Summary - GitHub Actions

To be honest GitHub Action surprised me. It’s surprisingly easy to set up, even with compare to Travis. Jobs lunch fast, without delays. What I can say more? I have a problem with finding some issues related to this solution at this point in my side project maturity.

Global summary

This comparison will be focused on my current case, not about all the good, bad and ugly sides of these projects. I would like to highlight that all tested solutions are great, easy to set up and free for public projects. Developers provide solid documentation, StackOverflow wasn’t mandatory. All solutions are stable and Getting Things Done.
In the beginning, I would like rejected CircleCI, because of this Web GUI. Maybe if you’re a manager or you just like clicking then it is a product for you, for me is uncomfortable and hard to read. CircleCI from my feeling is a bit slower than others. The level of complication is high, even with simple projects. Maybe if you have a big complicated project it’s awesome, but for me is overkill.
Here I have a problem, both tools really good fit to my case.
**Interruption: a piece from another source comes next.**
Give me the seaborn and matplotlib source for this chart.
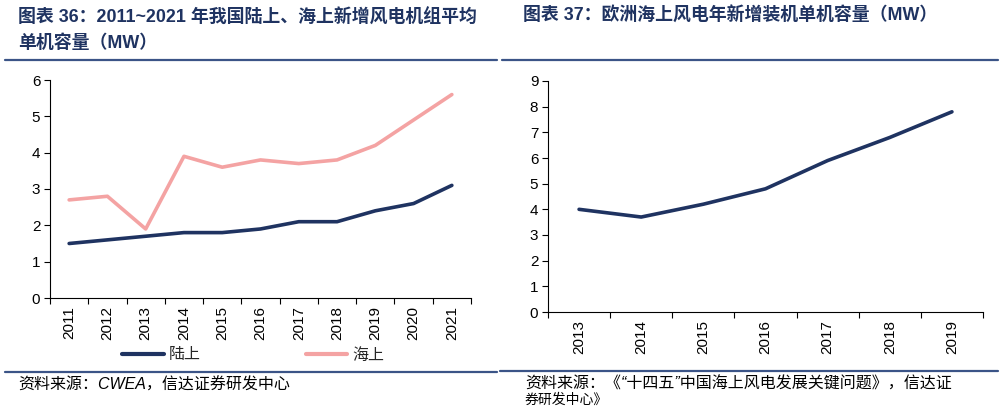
import numpy as np
import pandas as pd
import matplotlib
matplotlib.use("Agg")
import matplotlib.pyplot as plt
import seaborn as sns
from matplotlib.lines import Line2D

# chart 36 data
years_cn = ["2011", "2012", "2013", "2014", "2015", "2016", "2017", "2018", "2019", "2020", "2021"]
onshore = [1.5, 1.6, 1.7, 1.8, 1.8, 1.9, 2.1, 2.1, 2.4, 2.6, 3.1]
offshore = [2.7, 2.8, 1.9, 3.9, 3.6, 3.8, 3.7, 3.8, 4.2, 4.9, 5.6]
series_names = ["陆上", "海上"]

# chart 37 data
years_eu = ["2013", "2014", "2015", "2016", "2017", "2018", "2019"]
eu_capacity = [4.0, 3.7, 4.2, 4.8, 5.9, 6.8, 7.8]

NAVY = "#1f3361"
PINK = "#f4a3a3"
TITLE_C = "#1f3361"

sns.set_theme(style="white")
plt.rcParams["font.family"] = ["Liberation Sans", "Noto Sans CJK SC", "DejaVu Sans"]

W, H = 1002, 408
fig = plt.figure(figsize=(W / 100, H / 100), dpi=100)


def px_axes(x0, y0, x1, y1):
    return fig.add_axes([x0 / W, 1 - y1 / H, (x1 - x0) / W, (y1 - y0) / H])


def style_axis(ax, labels, ymax):
    n = len(labels)
    ax.set_xlim(-0.5, n - 0.5)
    ax.set_ylim(0, ymax)
    ax.set_xticks(np.arange(-0.5, n, 1.0))
    ax.set_xticklabels([])
    ax.set_xticks(np.arange(n), minor=True)
    ax.set_xticklabels(labels, minor=True, rotation=90, fontsize=11)
    ax.set_yticks(range(0, ymax + 1))
    ax.tick_params(axis="y", labelsize=11, length=4, width=0.8, colors="black", pad=3, left=True)
    ax.tick_params(axis="x", which="major", length=4, width=0.8, bottom=True, color="black")
    ax.tick_params(axis="x", which="minor", length=0, pad=6, labelcolor="black")
    for s in ["top", "right"]:
        ax.spines[s].set_visible(False)
    for s in ["left", "bottom"]:
        ax.spines[s].set_color("black")
        ax.spines[s].set_linewidth(0.8)
    ax.set_xlabel("")
    ax.set_ylabel("")
    ax.grid(False)


# left chart
ax1 = px_axes(50, 80, 471, 298)
df1 = pd.DataFrame({"x": list(range(len(years_cn))) * 2,
                    "val": onshore + offshore,
                    "series": [series_names[0]] * len(onshore) + [series_names[1]] * len(offshore)})
sns.lineplot(data=df1, x="x", y="val", hue="series", palette=[NAVY, PINK],
             linewidth=2.6, ax=ax1, legend=False)
style_axis(ax1, years_cn, 6)
handles = [Line2D([], [], color=NAVY, lw=3), Line2D([], [], color=PINK, lw=3)]
fig.legend(handles, series_names, loc="center left", bbox_to_anchor=(122 / W, 1 - 355 / H),
           ncol=2, frameon=False, fontsize=11.5, handlelength=2.6, handletextpad=0.3,
           columnspacing=6.6, borderaxespad=0, borderpad=0)

# right chart
ax2 = px_axes(548, 81, 983, 312)
df2 = pd.DataFrame({"x": range(len(years_eu)), "val": eu_capacity})
sns.lineplot(data=df2, x="x", y="val", color=NAVY, linewidth=2.6, ax=ax2)
style_axis(ax2, years_eu, 9)

# titles
fig.text(18 / W, 1 - 18 / H, "图表 36：2011~2021 年我国陆上、海上新增风电机组平均",
         fontsize=12.9, fontweight="bold", color=TITLE_C, va="center", ha="left")
fig.text(18 / W, 1 - 43 / H, "单机容量（MW）",
         fontsize=12.9, fontweight="bold", color=TITLE_C, va="center", ha="left")
fig.text(523 / W, 1 - 15 / H, "图表 37：欧洲海上风电年新增装机单机容量（MW）",
         fontsize=12.9, fontweight="bold", color=TITLE_C, va="center", ha="left")

# separator lines
for (xa, xb, y) in [(5, 497, 60), (502, 998, 60), (5, 497, 372), (500, 998, 371)]:
    fig.add_artist(Line2D([xa / W, xb / W], [1 - y / H, 1 - y / H], color="#3b5487", lw=1.6))

# sources
fig.text(18 / W, 1 - 385 / H, "资料来源：CWEA，信达证券研发中心",
         fontsize=11.5, style="italic", color="black", va="center", ha="left")
fig.text(525 / W, 1 - 384 / H, "资料来源：《“十四五”中国海上风电发展关键问题》，信达证",
         fontsize=11.5, style="italic", color="black", va="center", ha="left")
fig.text(525 / W, 1 - 400 / H, "券研发中心》",
         fontsize=10, style="italic", color="black", va="center", ha="left")

fig.savefig("out.png", dpi=100)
Web GUIs are simple and effective, the YAML file is simple and user-friendly. I think GitHub Action is faster than competitors for an obvious reason - repo is hosted on GitHub so within one product. Travis has a long history, so he should be mature and well tested.
After few minutes of thinking I decided to stay with GitHub Action for a few months longer than I expected. Just because doesn’t need an additional tool and looks promising.
What next? Automatic Tests. Definitely, but I have no idea how to test Markdown and static content.